Des résultats concrets et des défis à relever pour éradiquer la faim
Le Programme alimentaire mondial ne se contente pas d’aligner des bilans : ses interventions ont changé le destin de millions d’individus. Entre 2000 et 2015, la part de la population mondiale touchée par la sous-nutrition a chuté de près de 40 %. Les progrès restent visibles dans des zones comme l’Afrique subsaharienne, l’Asie du Sud-Est ou l’Amérique latine, grâce à la synergie entre initiatives locales et leviers internationaux. Des structures comme les Restos du Cœur s’inscrivent dans ce maillage solidaire.
Pourtant, la dynamique s’essouffle. Depuis 2017, la faim regagne du terrain. Les catastrophes climatiques se multiplient, les conflits s’enlisent, la pauvreté s’ancre : autant d’obstacles qui compliquent la marche vers un monde sans faim. L’objectif de zéro faim à l’horizon 2030 s’éloigne, sauf changement de cap radical.
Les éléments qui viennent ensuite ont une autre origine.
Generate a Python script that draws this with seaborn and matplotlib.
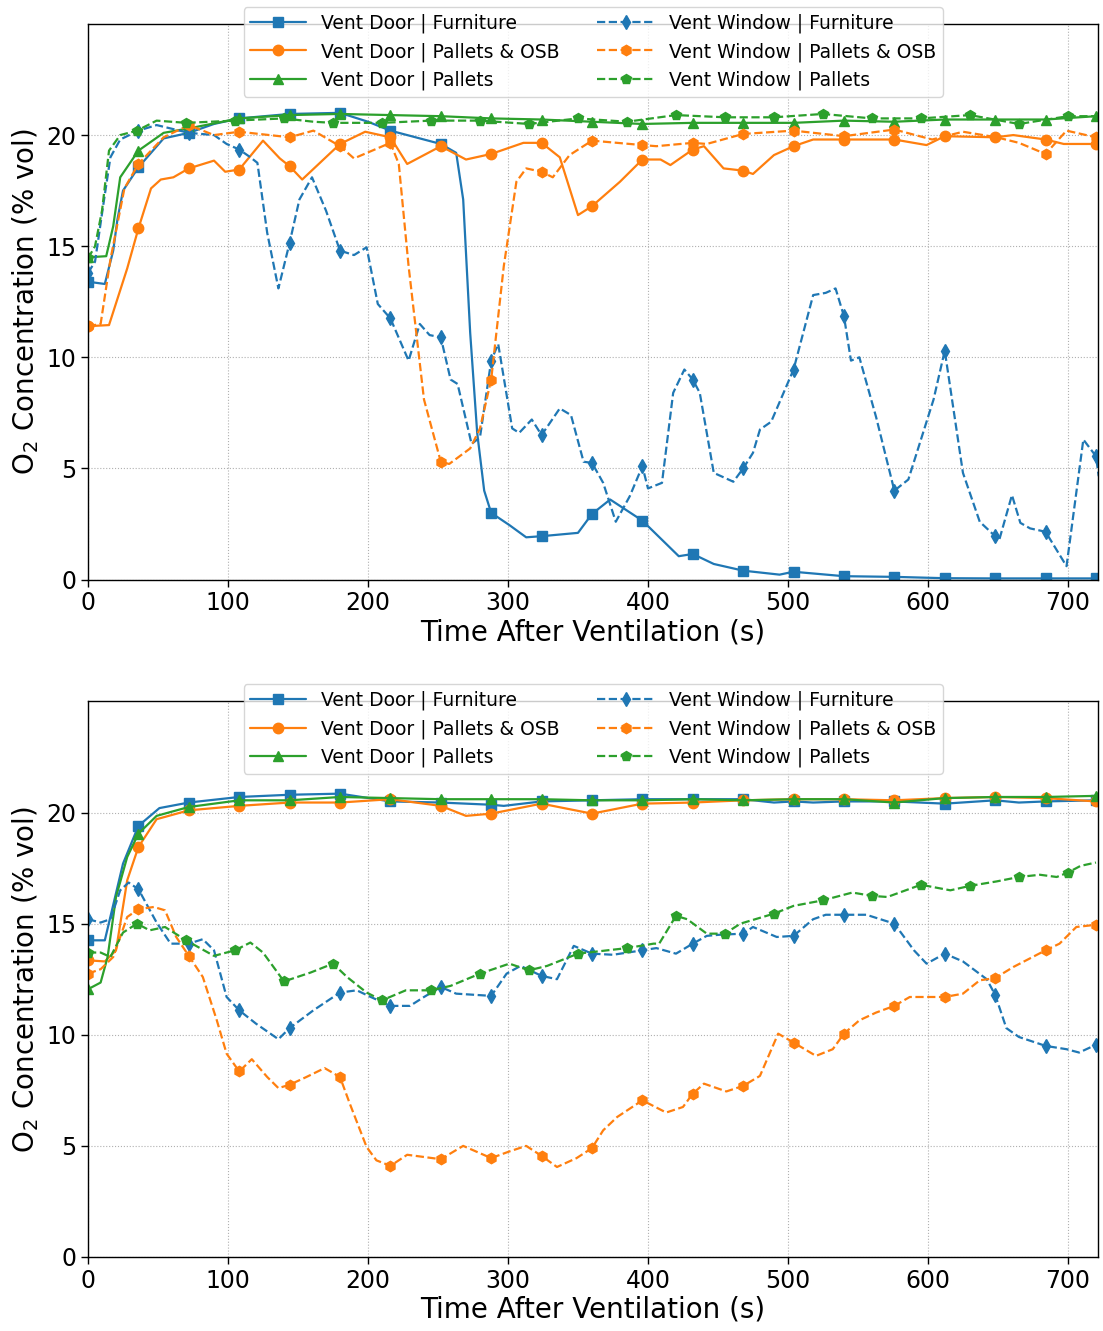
import numpy as np
import seaborn as sns
import matplotlib
matplotlib.use('Agg')
import matplotlib.pyplot as plt

# ---- data ----
# top panel
t_door_furn_1 = [0, 12, 18, 21, 25, 36, 54, 72, 90, 108, 144, 180, 200, 216, 252, 263, 268, 273, 278, 283, 288, 301,
                 313, 324, 350, 360, 373, 396, 422, 432, 447, 468, 494, 504, 540, 576, 612, 648, 684, 720]
o2_door_furn_1 = [13.4, 13.3, 14.8, 16.2, 17.5, 18.55, 19.85, 20.1, 20.5, 20.75, 20.95, 21.0, 20.6, 20.2, 19.6, 19.2,
                  17.1, 11.1, 6.6, 4.0, 3.0, 2.45, 1.9, 1.95, 2.1, 2.95, 3.6, 2.65, 1.05, 1.15, 0.7, 0.4, 0.22, 0.35,
                  0.15, 0.12, 0.06, 0.05, 0.05, 0.05]

t_door_posb_1 = [0, 15, 28, 36, 45, 52, 61, 72, 90, 98, 108, 125, 137, 144, 153, 180, 198, 216, 228, 252, 270, 288, 311,
                 324, 337, 350, 360, 380, 396, 409, 416, 432, 440, 454, 468, 475, 490, 504, 518, 540, 576, 599, 612, 648,
                 661, 684, 697, 720]
o2_door_posb_1 = [11.4, 11.45, 14.0, 15.8, 17.6, 18.0, 18.1, 18.5, 18.85, 18.35, 18.45, 19.75, 18.95, 18.6, 18.0, 19.6,
                  20.15, 19.9, 18.7, 19.5, 18.9, 19.15, 19.65, 19.65, 19.0, 16.4, 16.8, 17.9, 18.9, 18.9, 18.65, 19.35,
                  19.5, 18.5, 18.4, 18.25, 19.1, 19.5, 19.8, 19.8, 19.8, 19.55, 19.95, 19.9, 20.0, 19.8, 19.6, 19.6]

t_door_pal_1 = [0, 13, 18, 23, 36, 54, 72, 108, 144, 180, 216, 252, 288, 324, 360, 396, 432, 468, 504, 540, 576, 612,
                648, 684, 720]
o2_door_pal_1 = [14.5, 14.55, 15.9, 18.1, 19.3, 20.1, 20.3, 20.75, 20.9, 20.95, 20.9, 20.85, 20.75, 20.7, 20.6, 20.5,
                 20.55, 20.55, 20.55, 20.65, 20.6, 20.7, 20.7, 20.7, 20.85]

t_win_furn_1 = [0, 5, 11, 16, 23, 36, 49, 72, 90, 99, 108, 116, 121, 128, 136, 144, 151, 160, 170, 180, 190, 199, 207,
                216, 229, 237, 244, 252, 259, 264, 274, 280, 288, 293, 303, 308, 317, 324, 337, 345, 354, 360, 368, 377,
                387, 396, 400, 410, 418, 426, 432, 437, 447, 461, 468, 475, 480, 488, 504, 518, 527, 534, 540, 545, 551,
                563, 576, 586, 604, 612, 625, 637, 648, 651, 660, 666, 673, 684, 699, 711, 720, 722]
o2_win_furn_1 = [13.8, 14.3, 16.9, 19.0, 19.8, 20.2, 20.45, 20.1, 20.0, 19.6, 19.35, 19.0, 18.75, 15.6, 13.1, 15.15,
                 17.1, 18.1, 16.6, 14.8, 14.6, 14.95, 12.4, 11.75, 9.85, 11.5, 11.0, 10.9, 9.0, 8.8, 6.1, 6.4, 9.85,
                 10.6, 6.8, 6.6, 7.2, 6.5, 7.7, 7.4, 5.3, 5.25, 4.35, 2.6, 3.75, 5.1, 4.1, 4.35, 8.4, 9.45, 9.0, 8.4,
                 4.8, 4.4, 5.0, 5.7, 6.75, 7.1, 9.45, 12.8, 12.9, 13.1, 11.85, 9.85, 10.0, 7.3, 4.0, 4.5, 8.1, 10.3,
                 4.8, 2.6, 1.95, 1.8, 3.8, 2.55, 2.3, 2.15, 0.6, 6.3, 5.55, 4.65]

t_win_posb_1 = [0, 9, 16, 26, 36, 54, 72, 90, 108, 144, 161, 180, 190, 216, 222, 229, 240, 252, 258, 273, 280, 288, 297,
                306, 313, 324, 332, 344, 360, 396, 406, 432, 442, 468, 504, 540, 576, 603, 625, 649, 665, 684, 699, 720]
o2_win_posb_1 = [11.4, 11.5, 14.4, 17.6, 18.7, 19.9, 20.45, 20.0, 20.15, 19.9, 20.2, 19.5, 18.95, 19.65, 18.7, 14.1,
                 8.1, 5.3, 5.2, 5.9, 6.8, 9.0, 14.1, 17.9, 18.5, 18.35, 18.1, 19.1, 19.75, 19.55, 19.5, 19.65, 19.6,
                 20.05, 20.2, 19.95, 20.25, 19.8, 20.15, 19.9, 19.65, 19.15, 20.2, 19.9]

t_win_pal_1 = [0, 5, 10, 15, 23, 35, 49, 70, 105, 140, 161, 175, 210, 245, 280, 315, 350, 385, 420, 455, 490, 525, 560,
               595, 630, 665, 700, 720]
o2_win_pal_1 = [14.45, 15.0, 16.6, 19.3, 20.0, 20.2, 20.65, 20.55, 20.65, 20.75, 20.6, 20.55, 20.55, 20.65, 20.65,
                20.5, 20.75, 20.6, 20.9, 20.8, 20.8, 20.95, 20.75, 20.75, 20.9, 20.5, 20.85, 20.85]

# bottom panel
t_door_furn_2 = [0, 12, 25, 36, 51, 72, 108, 144, 180, 216, 252, 288, 297, 324, 360, 396, 432, 468, 490, 504, 518, 540,
                 576, 612, 648, 665, 684, 720]
o2_door_furn_2 = [14.25, 14.25, 17.7, 19.4, 20.2, 20.45, 20.7, 20.8, 20.85, 20.5, 20.45, 20.35, 20.3, 20.5, 20.55,
                  20.6, 20.6, 20.6, 20.45, 20.5, 20.45, 20.5, 20.5, 20.4, 20.55, 20.45, 20.5, 20.55]

t_door_posb_2 = [0, 12, 20, 28, 36, 49, 72, 108, 144, 180, 216, 252, 270, 288, 324, 360, 396, 432, 468, 504, 540, 576,
                 612, 648, 684, 720]
o2_door_posb_2 = [13.35, 13.3, 13.8, 16.95, 18.45, 19.7, 20.1, 20.3, 20.45, 20.45, 20.6, 20.3, 19.85, 19.95, 20.4,
                  19.95, 20.4, 20.45, 20.55, 20.6, 20.6, 20.55, 20.65, 20.7, 20.65, 20.5]

t_door_pal_2 = [0, 9, 14, 20, 28, 36, 49, 72, 108, 144, 180, 216, 252, 288, 324, 360, 396, 432, 468, 504, 540, 576, 612,
                648, 684, 720]
o2_door_pal_2 = [12.05, 12.35, 13.5, 16.2, 18.0, 19.05, 19.85, 20.25, 20.55, 20.55, 20.7, 20.65, 20.6, 20.6, 20.6,
                 20.55, 20.55, 20.6, 20.55, 20.6, 20.6, 20.45, 20.65, 20.7, 20.7, 20.75]

t_win_furn_2 = [0, 9, 16, 23, 29, 36, 49, 59, 72, 82, 90, 99, 108, 120, 136, 144, 161, 180, 192, 202, 216, 230, 240, 252,
                263, 288, 299, 309, 324, 335, 347, 360, 375, 396, 406, 420, 432, 442, 451, 468, 475, 492, 504, 518, 527,
                540, 556, 576, 590, 599, 612, 625, 642, 648, 656, 665, 684, 699, 708, 720, 722]
o2_win_furn_2 = [15.2, 15.05, 15.2, 16.5, 16.85, 16.55, 15.05, 14.1, 14.1, 14.3, 13.8, 11.7, 11.1, 10.5, 9.8, 10.3,
                 11.1, 11.9, 12.0, 11.7, 11.3, 11.3, 11.7, 12.15, 11.85, 11.75, 12.75, 13.1, 12.65, 12.5, 14.0, 13.65,
                 13.6, 13.8, 13.9, 13.65, 14.1, 14.45, 14.5, 14.55, 14.85, 14.4, 14.45, 15.2, 15.4, 15.4, 15.4, 15.0,
                 13.8, 13.2, 13.65, 13.3, 12.5, 11.8, 10.3, 9.9, 9.5, 9.35, 9.2, 9.55, 9.7]

t_win_posb_2 = [0, 9, 18, 28, 36, 47, 55, 63, 72, 82, 92, 99, 108, 117, 128, 136, 144, 156, 169, 180, 187, 199, 206, 216,
                228, 240, 252, 268, 288, 301, 313, 324, 335, 349, 360, 368, 378, 396, 413, 425, 432, 440, 456, 468, 480,
                493, 504, 520, 532, 540, 551, 563, 576, 587, 599, 612, 625, 637, 648, 661, 684, 694, 706, 720, 722]
o2_win_posb_2 = [12.75, 12.95, 13.5, 15.3, 15.65, 15.75, 15.6, 14.4, 13.55, 12.6, 10.65, 9.15, 8.35, 8.9, 8.1, 7.6,
                 7.75, 8.1, 8.5, 8.1, 6.9, 4.95, 4.35, 4.1, 4.6, 4.5, 4.4, 5.0, 4.45, 4.75, 5.0, 4.55, 4.05, 4.45, 4.9,
                 5.7, 6.3, 7.05, 6.5, 6.75, 7.35, 7.8, 7.45, 7.7, 8.15, 10.05, 9.65, 9.05, 9.35, 10.05, 10.65, 11.0,
                 11.3, 11.7, 11.7, 11.7, 11.85, 12.45, 12.55, 13.05, 13.8, 14.1, 14.85, 14.95, 15.0]

t_win_pal_2 = [0, 9, 16, 25, 35, 44, 55, 70, 90, 105, 116, 125, 140, 159, 175, 185, 199, 210, 227, 245, 259, 280, 301,
               315, 328, 350, 385, 404, 408, 420, 428, 442, 455, 466, 490, 504, 525, 546, 560, 571, 595, 616, 630, 649,
               665, 680, 692, 700, 709, 720]
o2_win_pal_2 = [13.7, 13.7, 13.5, 14.6, 15.0, 14.7, 14.85, 14.25, 13.55, 13.8, 14.15, 13.7, 12.4, 12.8, 13.2, 12.6,
                11.9, 11.55, 12.0, 12.0, 12.2, 12.75, 13.2, 12.9, 13.1, 13.65, 13.9, 14.1, 14.1, 15.35, 15.2, 14.55,
                14.55, 15.0, 15.45, 15.8, 16.05, 16.4, 16.25, 16.2, 16.75, 16.5, 16.7, 16.9, 17.1, 17.2, 17.1, 17.3,
                17.6, 17.75]

labels = ['Vent Door | Furniture', 'Vent Door | Pallets & OSB', 'Vent Door | Pallets',
          'Vent Window | Furniture', 'Vent Window | Pallets & OSB', 'Vent Window | Pallets']
colors = ['#1f77b4', '#ff7f0e', '#2ca02c', '#1f77b4', '#ff7f0e', '#2ca02c']
markers = ['s', 'o', '^', 'd', 'h', 'p']
styles = ['-', '-', '-', '--', '--', '--']
mark_step = [36, 36, 36, 36, 36, 35]

panels = [
    [(t_door_furn_1, o2_door_furn_1), (t_door_posb_1, o2_door_posb_1), (t_door_pal_1, o2_door_pal_1),
     (t_win_furn_1, o2_win_furn_1), (t_win_posb_1, o2_win_posb_1), (t_win_pal_1, o2_win_pal_1)],
    [(t_door_furn_2, o2_door_furn_2), (t_door_posb_2, o2_door_posb_2), (t_door_pal_2, o2_door_pal_2),
     (t_win_furn_2, o2_win_furn_2), (t_win_posb_2, o2_win_posb_2), (t_win_pal_2, o2_win_pal_2)],
]

sns.set_style('ticks')
plt.rcParams['font.family'] = ['DejaVu Sans']
for k in ['text.color', 'axes.labelcolor', 'xtick.color', 'ytick.color', 'axes.edgecolor']:
    plt.rcParams[k] = 'black'

fig, axes = plt.subplots(2, 1, figsize=(11.03, 13.31), dpi=100)
fig.subplots_adjust(left=0.0798, right=0.9955, top=0.982, bottom=0.0556, hspace=0.2194)

for ax, series in zip(axes, panels):
    for i, (t, y) in enumerate(series):
        every = [k for k, v in enumerate(t) if v % mark_step[i] == 0]
        sns.lineplot(x=t, y=y, ax=ax, color=colors[i], linestyle=styles[i], marker=markers[i],
                     markevery=every, markersize=7.5, markeredgecolor=colors[i], markeredgewidth=1,
                     linewidth=1.6, label=labels[i], sort=False)
    ax.set_xlim(0, 721.5)
    ax.set_ylim(0, 25)
    ax.set_xticks(range(0, 701, 100))
    ax.set_yticks([0, 5, 10, 15, 20])
    ax.grid(True, linestyle=':', color='#b0b0b0', linewidth=0.8)
    ax.tick_params(labelsize=17, direction='out', length=5, width=1, color='black', labelcolor='black')
    for s in ax.spines.values():
        s.set_visible(True)
        s.set_color('black')
        s.set_linewidth(1)
    ax.set_xlabel('Time After Ventilation (s)', fontsize=20, labelpad=2)
    ax.set_ylabel('O$_2$ Concentration (% vol)', fontsize=20)
    leg = ax.legend(loc='upper center', bbox_to_anchor=(0.5, 1.0306), ncol=2, fontsize=13.5,
                    handlelength=3, columnspacing=2.0, labelspacing=0.48, borderpad=0.35,
                    borderaxespad=0, fancybox=True, framealpha=0.8, edgecolor='0.8')
    for txt in leg.get_texts():
        txt.set_color('black')

fig.savefig('out.png', dpi=100)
Pour avancer, certains leviers deviennent décisifs :
- Accélérer la transition agroécologique et développer l’agriculture durable pour préserver les ressources et garantir des récoltes fiables
- Réduire le gaspillage alimentaire, qui prive chaque année des millions de personnes d’une alimentation saine
- Adapter les systèmes alimentaires face à des crises économiques et climatiques de plus en plus fréquentes
Il reste à mieux coordonner les efforts, à renforcer le financement sur la durée, à placer les communautés au cœur de la lutte contre la faim. L’avenir de la sécurité alimentaire mondiale se jouera sur cette capacité à conjuguer urgence et solutions ancrées dans les territoires. Le chemin est incertain, mais la faim n’a rien d’une fatalité immuable. Tant qu’il y aura des bras tendus, la bataille se poursuivra, jusque dans les silences les plus profonds de la planète.